* _Written exercise_
Retype only the lines running from the beginning of the entries below to the line with "const radiusDomain: [number, number]", both included. Do not include pictures.

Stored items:
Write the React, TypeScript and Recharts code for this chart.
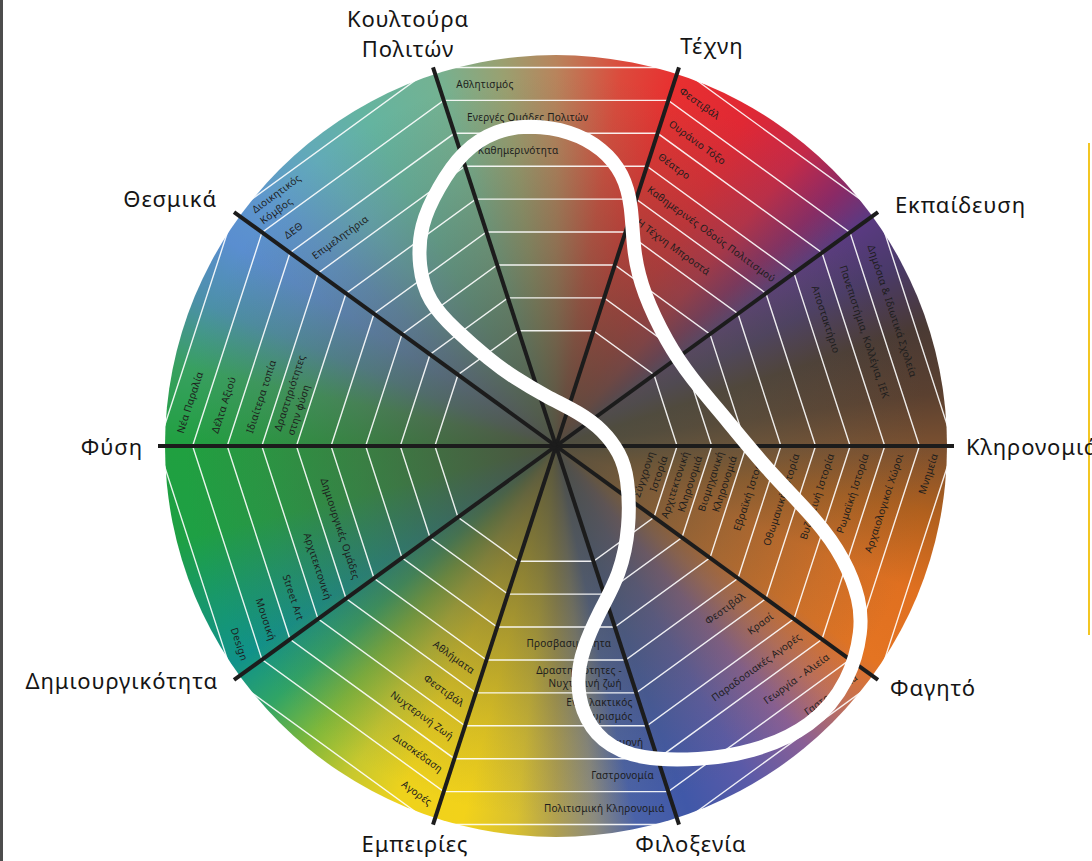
import React from 'react';
import { RadarChart, PolarGrid, PolarAngleAxis, PolarRadiusAxis, Customized, Curve } from 'recharts';

// ---------- data ----------
const categories = [
  'Κουλτούρα Πολιτών',
  'Τέχνη',
  'Εκπαίδευση',
  'Κληρονομιά',
  'Φαγητό',
  'Φιλοξενία',
  'Εμπειρίες',
  'Δημιουργικότητα',
  'Φύση',
  'Θεσμικά',
];

// ring levels of the web (radius axis units)
const ringLevels = [3.5, 4.5, 5.5, 6.5, 7.5, 8.5, 9.5, 10.5, 11.5];
const radiusDomain: [number, number] = [0, 11.5];

// sub-themes per sector: [band level, label]
const kultouraItems: [number, string][] = [
  [11, 'Αθλητισμός'],
  [10, 'Ενεργές Ομάδες Πολιτών'],
  [9, 'Καθημερινότητα'],
];
const texniItems: [number, string][] = [
  [11, 'Φεστιβάλ'],
  [10, 'Ουράνιο Τόξο'],
  [9, 'Θέατρο'],
  [8, 'Καθημερινές Οδούς Πολιτισμού'],
  [7, 'Η Τέχνη Μπροστά'],
];
const ekpaideusiItems: [number, string][] = [
  [11, 'Δημόσια & Ιδιωτικά Σχολεία'],
  [10, 'Πανεπιστήμια, Κολλέγια, ΙΕΚ'],
  [9, 'Αποστακτήριο'],
];
const klironomiaItems: [number, string][] = [
  [11, 'Μνημεία'],
  [10, 'Αρχαιολογικοί Χώροι'],
  [9, 'Ρωμαϊκή Ιστορία'],
  [8, 'Βυζαντινή Ιστορία'],
  [7, 'Οθωμανική Ιστορία'],
  [6, 'Εβραϊκή Ιστορία'],
  [5, 'Βιομηχανική\nΚληρονομιά'],
  [4, 'Αρχιτεκτονική\nΚληρονομιά'],
  [3, 'Σύγχρονη\nΙστορία'],
];
const fagitoItems: [number, string][] = [
  [7, 'Φεστιβάλ'],
  [8, 'Κρασί'],
  [9, 'Παραδοσιακές Αγορές'],
  [10, 'Γεωργία - Αλιεία'],
  [11, 'Γαστρονομία'],
];
const filoxeniaItems: [number, string][] = [
  [6, 'Προσβασιμότητα'],
  [7, 'Δραστηριότητες -\nΝυχτερινή ζωή'],
  [8, 'Εναλλακτικός\nΤουρισμός'],
  [9, 'Διαμονή'],
  [10, 'Γαστρονομία'],
  [11, 'Πολιτισμική Κληρονομιά'],
];
const empeiriesItems: [number, string][] = [
  [7, 'Αθλήματα'],
  [8, 'Φεστιβάλ'],
  [9, 'Νυχτερινή Ζωή'],
  [10, 'Διασκέδαση'],
  [11, 'Αγορές'],
];
const dimiourgikotitaItems: [number, string][] = [
  [7, 'Δημιουργικές Ομάδες'],
  [8, 'Αρχιτεκτονική'],
  [9, 'Street Art'],
  [10, 'Μουσική'],
  [11, 'Design'],
];
const fysiItems: [number, string][] = [
  [11, 'Νέα Παραλία'],
  [10, 'Δέλτα Αξιού'],
  [9, 'Ιδιαίτερα τοπία'],
  [8, 'Δραστηριότητες\nστην φύση'],
];
const thesmikaItems: [number, string][] = [
  [11, 'Διοικητικός\nΚόμβος'],
  [10, 'ΔΕΘ'],
  [9, 'Επιμελητήρια'],
];

// highlighted region outline: [clockwise angle from top (deg), radius level]
const highlightOutline: [number, number][] = [
  [-4.7, 9.3], [2.6, 9.12], [9.0, 8.7], [13.9, 8.1], [17.5, 7.3], [21.8, 6.01],
  [29.6, 5.09], [47.1, 4.38], [62.8, 4.36], [81.4, 5.0], [97.2, 6.23], [105.8, 7.84],
  [111.5, 8.98], [116.9, 9.85], [121.0, 10.32], [128.5, 10.86], [137.6, 11.01],
  [147.7, 10.5], [155.4, 9.98], [165.0, 9.39], [171.5, 8.65], [174.6, 7.67],
  [174.9, 6.79], [172.7, 5.94], [165.0, 4.91], [153.6, 4.16], [137.6, 3.17],
  [113.3, 2.27], [96.2, 1.86], [71.2, 1.43], [36.0, 1.18], [-10.4, 1.44],
  [-31.9, 2.35], [-37.5, 3.13], [-41.0, 4.45], [-41.5, 5.57], [-37.5, 6.54],
  [-31.6, 7.5], [-24.6, 8.2], [-17.6, 8.95], [-10.6, 9.3],
];

const chartData = categories.map((name) => ({ name }));

// ---------- layout ----------
const W = 1092;
const H = 861;
const CX = 556;
const CY = 446;
const OUTER_R = 398;
const CIRCLE_R = 391;
const START_ANGLE = 108;
const END_ANGLE = START_ANGLE - 360;
const FONT = '"Noto Sans", "DejaVu Sans", sans-serif';

const sectorItems = [
  kultouraItems, texniItems, ekpaideusiItems, klironomiaItems, fagitoItems,
  filoxeniaItems, empeiriesItems, dimiourgikotitaItems, fysiItems, thesmikaItems,
];
const sectorAnchor = ['start', 'start', 'start', 'end', 'end', 'end', 'end', 'end', 'start', 'start'];
const sectorOffset = [18, 9, 24, 8, 10, 9, 9, 10, 14, 11];

const spokeLabelLayout: { anchor: string; dx: number; dy: number }[] = [
  { anchor: 'middle', dx: -25, dy: -34 },
  { anchor: 'middle', dx: 33, dy: -22 },
  { anchor: 'start', dx: 17, dy: -8 },
  { anchor: 'start', dx: 12, dy: 0 },
  { anchor: 'start', dx: 12, dy: 7 },
  { anchor: 'middle', dx: 12, dy: 18 },
  { anchor: 'middle', dx: -18, dy: 18 },
  { anchor: 'end', dx: -16, dy: 0 },
  { anchor: 'end', dx: -15, dy: 0 },
  { anchor: 'end', dx: -17, dy: -14 },
];

const rOf = (level: number) => (level / radiusDomain[1]) * OUTER_R;
const polar = (angleMath: number, r: number) => {
  const rad = (-angleMath * Math.PI) / 180;
  return { x: CX + r * Math.cos(rad), y: CY + r * Math.sin(rad) };
};

const conic = `conic-gradient(from 0deg at 50% 50%,
  #b8845c 0deg, #dc4a3c 10deg, #e83030 18deg, #e02834 30deg, #c42a48 40deg,
  #8a2a66 48deg, #5a3a82 54deg, #4a3a6a 62deg, #4a3a34 72deg, #5a4030 82deg,
  #7a5030 90deg, #b0601e 100deg, #e07020 112deg, #e47422 124deg, #c0705a 132deg,
  #8a5f95 140deg, #5a5aa8 150deg, #4058a8 160deg, #4a62a8 168deg, #8a8a80 174deg,
  #b0a050 180deg, #d8c030 186deg, #f2d21a 194deg, #eed21c 204deg, #c8c82e 212deg,
  #80b83a 220deg, #30a466 228deg, #10928a 236deg, #18986a 246deg, #1ea044 256deg,
  #20a040 270deg, #38a060 282deg, #4c90a8 292deg, #5a8ed0 302deg, #5e96cc 310deg,
  #62aab8 320deg, #64b4a0 330deg, #74b292 342deg, #9aa070 352deg, #b8845c 360deg)`;
const shade = `radial-gradient(circle closest-side at 50% 50%,
  rgba(78,78,64,0.96) 0%, rgba(82,82,66,0.72) 25%, rgba(88,88,70,0.45) 50%,
  rgba(95,95,75,0.18) 75%, rgba(100,100,80,0) 95%)`;

// ---------- renderers ----------
const renderSpokeLabel = (props: any) => {
  const { payload, index } = props;
  const angle = payload.coordinate as number;
  const end = polar(angle, OUTER_R);
  const lay = spokeLabelLayout[index];
  const x = end.x + lay.dx;
  const y = end.y + lay.dy;
  const label = String(payload.value);
  const lines = index === 0 ? label.split(' ') : [label];
  const lh = 30;
  return (
    <text
      x={x}
      y={y}
      textAnchor={lay.anchor as any}
      dominantBaseline="central"
      fontFamily={FONT}
      fontSize={22}
      letterSpacing={0.9}
      fill="#151515"
    >
      {lines.map((ln, k) => (
        <tspan key={k} x={x} y={y + (k - (lines.length - 1) / 2) * lh}>
          {ln}
        </tspan>
      ))}
    </text>
  );
};

const SubLabels = () => {
  const step = 360 / categories.length;
  const out: React.ReactNode[] = [];
  sectorItems.forEach((items, i) => {
    const a0 = START_ANGLE - i * step;
    const a1 = a0 - step;
    items.forEach(([lvl, label], j) => {
      const r = rOf(lvl);
      const p0 = polar(a0, r);
      const p1 = polar(a1, r);
      const len = Math.hypot(p1.x - p0.x, p1.y - p0.y);
      const ux = (p1.x - p0.x) / len;
      const uy = (p1.y - p0.y) / len;
      const anchor = sectorAnchor[i];
      const off = sectorOffset[i];
      const x = p0.x + ux * off;
      const y = p0.y + uy * off;
      const rx = anchor === 'start' ? ux : -ux;
      const ry = anchor === 'start' ? uy : -uy;
      const rot = (Math.atan2(ry, rx) * 180) / Math.PI;
      const lines = label.split('\n');
      out.push(
        <text
          key={`${i}-${j}`}
          transform={`translate(${x},${y}) rotate(${rot})`}
          x={0}
          y={0}
          textAnchor={anchor as any}
          dominantBaseline="central"
          fontFamily={FONT}
          fontSize={10}
          letterSpacing={0.25}
          fill="#1d1d1d"
        >
          {lines.map((ln, k) => (
            <tspan key={k} x={0} y={(k - (lines.length - 1) / 2) * 13.8}>
              {ln}
            </tspan>
          ))}
        </text>
      );
    });
  });
  return <g className="sub-labels">{out}</g>;
};

const HighlightCurve = () => {
  const points = highlightOutline.map(([cw, lvl]) => polar(90 - cw, rOf(lvl)));
  return (
    <Curve
      type="basisClosed"
      points={points as any}
      stroke="#ffffff"
      strokeWidth={14}
      fill="none"
    />
  );
};

export default function App() {
  return (
    <div
      style={{
        position: 'absolute',
        left: 0,
        top: 0,
        width: W,
        height: H,
        background: '#ffffff',
        overflow: 'hidden',
        fontFamily: FONT,
      }}
    >
      <div style={{ position: 'absolute', left: 0, top: 0, width: 3, height: H, background: '#4d4d4d' }} />
      <div style={{ position: 'absolute', left: 1088, top: 143, width: 2, height: 492, background: '#f3c623' }} />
      <div
        style={{
          position: 'absolute',
          left: CX - CIRCLE_R,
          top: CY - CIRCLE_R,
          width: 2 * CIRCLE_R,
          height: 2 * CIRCLE_R,
          borderRadius: '50%',
          background: `${shade}, ${conic}`,
        }}
      />
      <div style={{ position: 'absolute', left: 0, top: 0 }}>
        <RadarChart
          width={W}
          height={H}
          data={chartData}
          cx={CX}
          cy={CY}
          outerRadius={OUTER_R}
          startAngle={START_ANGLE}
          endAngle={END_ANGLE}
          margin={{ top: 0, right: 0, bottom: 0, left: 0 }}
        >
          <PolarRadiusAxis
            type="number"
            domain={radiusDomain}
            ticks={ringLevels}
            tick={false}
            axisLine={false}
            tickLine={false}
          />
          <PolarGrid
            gridType="polygon"
            radialLines={false}
            polarRadius={ringLevels.map(rOf)}
            stroke="#ffffff"
            strokeWidth={1.4}
            strokeOpacity={0.9}
          />
          <PolarGrid gridType="polygon" polarRadius={[]} stroke="#1c1c1c" strokeWidth={4} />
          <Customized component={SubLabels} />
          <Customized component={HighlightCurve} />
          <PolarAngleAxis dataKey="name" type="category" tick={renderSpokeLabel} tickLine={false} axisLine={false} />
        </RadarChart>
      </div>
    </div>
  );
}
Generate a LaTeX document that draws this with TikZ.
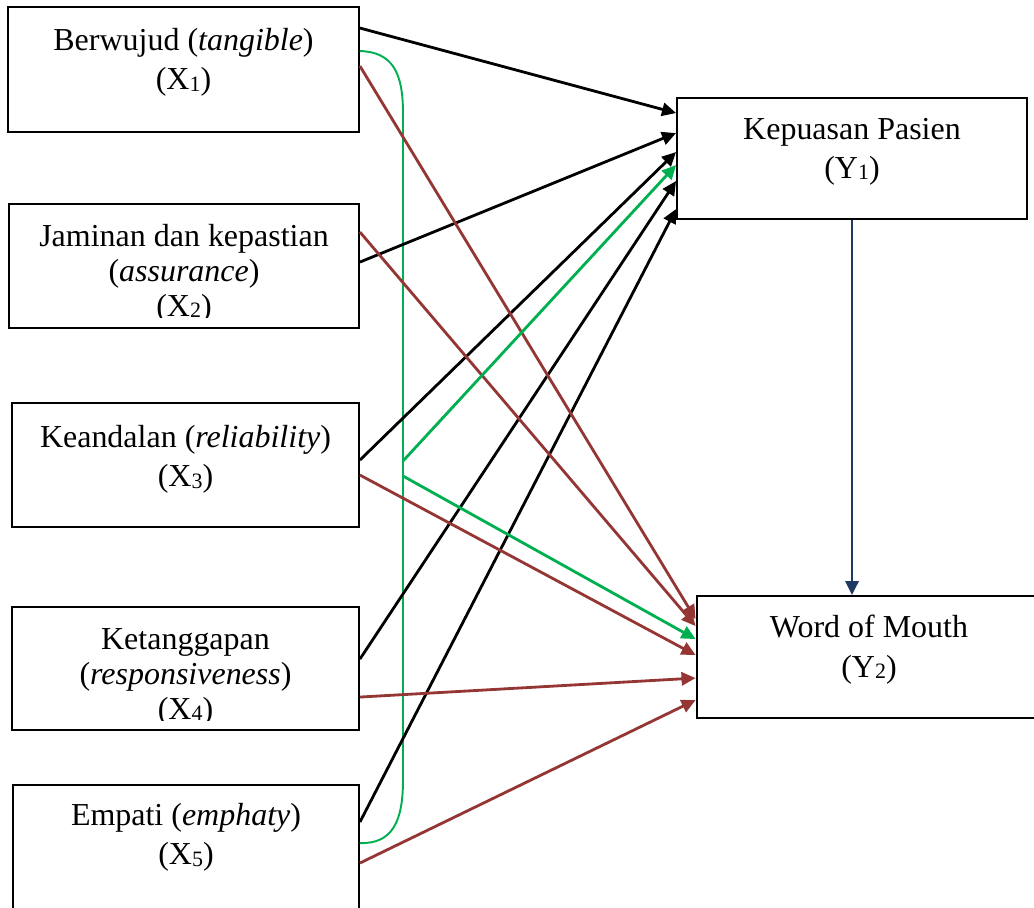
\documentclass[tikz,border=0pt]{standalone}
\usepackage{fontspec}
\setmainfont{Liberation Serif}
\usetikzlibrary{arrows.meta,calc}

\definecolor{pathblack}{HTML}{000000}
\definecolor{pathred}{HTML}{943634}
\definecolor{pathgreen}{HTML}{00B050}
\definecolor{pathblue}{HTML}{1F3864}

\newcommand{\subidx}[1]{\raisebox{-0.6pt}{\fontsize{12.5}{12.5}\selectfont #1}}

\begin{document}
\begin{tikzpicture}[x=0.02cm,y=-0.02cm]
      \tikzstyle{varbox} = [rectangle, draw=black, line width=1.1pt, inner sep=0pt, minimum width=6.94cm, minimum height=2.48cm]
      \tikzstyle{captext} = [anchor=north, align=center, inner sep=0pt, font=\fontsize{18.2}{22.4}\selectfont]
      \tikzstyle{captext3} = [captext, font=\fontsize{18.2}{19.9}\selectfont]
      \tikzstyle{arrow} = [line width=1.6pt, -{Triangle[length=8pt,width=7.5pt]}]

      \clip (0,0) rectangle (1034,907);

      % variables X
      \node (tangible) [varbox, minimum width=7.02cm, minimum height=2.5cm] at (183.5,69.5) {};
      \node (assurance) [varbox, minimum width=7cm] at (184,266) {};
      \node (reliability) [varbox] at (185.5,465) {};
      \node (responsiveness) [varbox, minimum height=2.46cm] at (185.5,668.5) {};
      \node (empathy) [varbox, minimum width=6.92cm, minimum height=2.6cm] at (186,850) {};

      % variables Y
      \node (satisfaction) [varbox, minimum width=7cm, minimum height=2.42cm] at (852,158.5) {};
      \node (word-of-mouth) [varbox, minimum width=6.9cm, minimum height=2.44cm] at (869,657) {};

      \node (tangible-text) [captext] at ($(tangible.north)+(0,22)$) {Berwujud (\textit{tangible})\\(X\subidx{1})};
      \begin{scope}
        \clip (9,204) rectangle (359,317);
        \node (assurance-text) [captext3] at ($(assurance.north)+(0,21)$) {Jaminan dan kepastian\\(\textit{assurance})\\(X\subidx{2})};
      \end{scope}
      \node (reliability-text) [captext] at ($(reliability.north)+(0,23)$) {Keandalan (\textit{reliability})\\(X\subidx{3})};
      \begin{scope}
        \clip (12,607) rectangle (359,720);
        \node (responsiveness-text) [captext3] at ($(responsiveness.north)+(0,22)$) {Ketanggapan\\(\textit{responsiveness})\\(X\subidx{4})};
      \end{scope}
      \node (empathy-text) [captext] at ($(empathy.north)+(0,19)$) {Empati (\textit{emphaty})\\(X\subidx{5})};
      \node (satisfaction-text) [captext] at ($(satisfaction.north)+(0,21)$) {Kepuasan Pasien\\(Y\subidx{1})};
      \node (word-of-mouth-text) [captext] at ($(word-of-mouth.north)+(0,20)$) {Word of Mouth\\(Y\subidx{2})};

      % simultaneous bracket
      \draw [pathgreen, line width=1.1pt] ($(tangible.north east)+(0,45)$) .. controls (392,52) and (403,72) .. (403,113) -- (403,780) .. controls (403,822) and (392,844) .. ($(empathy.north east)+(0,59)$);
      \coordinate (bracket-up) at (403,461);
      \coordinate (bracket-down) at (403,476);

      \draw [arrow, pathblack] ($(tangible.north east)+(0,22)$) -- ($(satisfaction.north west)+(0,16)$);
      \draw [arrow, pathblack] ($(assurance.north east)+(0,59)$) -- ($(satisfaction.north west)+(0,36)$);
      \draw [arrow, pathblack] ($(reliability.north east)+(0,58)$) -- ($(satisfaction.north west)+(0,55)$);
      \draw [arrow, pathblack] ($(responsiveness.north east)+(0,53)$) -- ($(satisfaction.north west)+(0,84)$);
      \draw [arrow, pathblack] ($(empathy.north east)+(0,38)$) -- ($(satisfaction.north west)+(0,112)$);

      \draw [arrow, pathred] ($(tangible.north east)+(0,60)$) -- ($(word-of-mouth.north west)+(0,24)$);
      \draw [arrow, pathred] ($(assurance.north east)+(0,29)$) -- ($(word-of-mouth.north west)+(0,31)$);
      \draw [arrow, pathred] ($(reliability.north east)+(0,73)$) -- ($(word-of-mouth.north west)+(0,60)$);
      \draw [arrow, pathred] ($(responsiveness.north east)+(0,91)$) -- ($(word-of-mouth.north west)+(0,83)$);
      \draw [arrow, pathred] ($(empathy.north east)+(0,79)$) -- ($(word-of-mouth.north west)+(0,105)$);

      \draw [arrow, pathgreen] (bracket-up) -- ($(satisfaction.north west)+(0,68)$);
      \draw [arrow, pathgreen] (bracket-down) -- ($(word-of-mouth.north west)+(0,44)$);

      \draw [arrow, pathblue] (satisfaction.south) -- (satisfaction.south |- word-of-mouth.north);
\end{tikzpicture}
\end{document}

* _Response for this exercise_
Write the React, TypeScript and Recharts code for this chart.
import React from 'react';
import { RadarChart, PolarGrid, PolarAngleAxis, PolarRadiusAxis, Customized, Curve } from 'recharts';

// ---------- data ----------
const categories = [
  'Κουλτούρα Πολιτών',
  'Τέχνη',
  'Εκπαίδευση',
  'Κληρονομιά',
  'Φαγητό',
  'Φιλοξενία',
  'Εμπειρίες',
  'Δημιουργικότητα',
  'Φύση',
  'Θεσμικά',
];

// ring levels of the web (radius axis units)
const ringLevels = [3.5, 4.5, 5.5, 6.5, 7.5, 8.5, 9.5, 10.5, 11.5];
const radiusDomain: [number, number] = [0, 11.5];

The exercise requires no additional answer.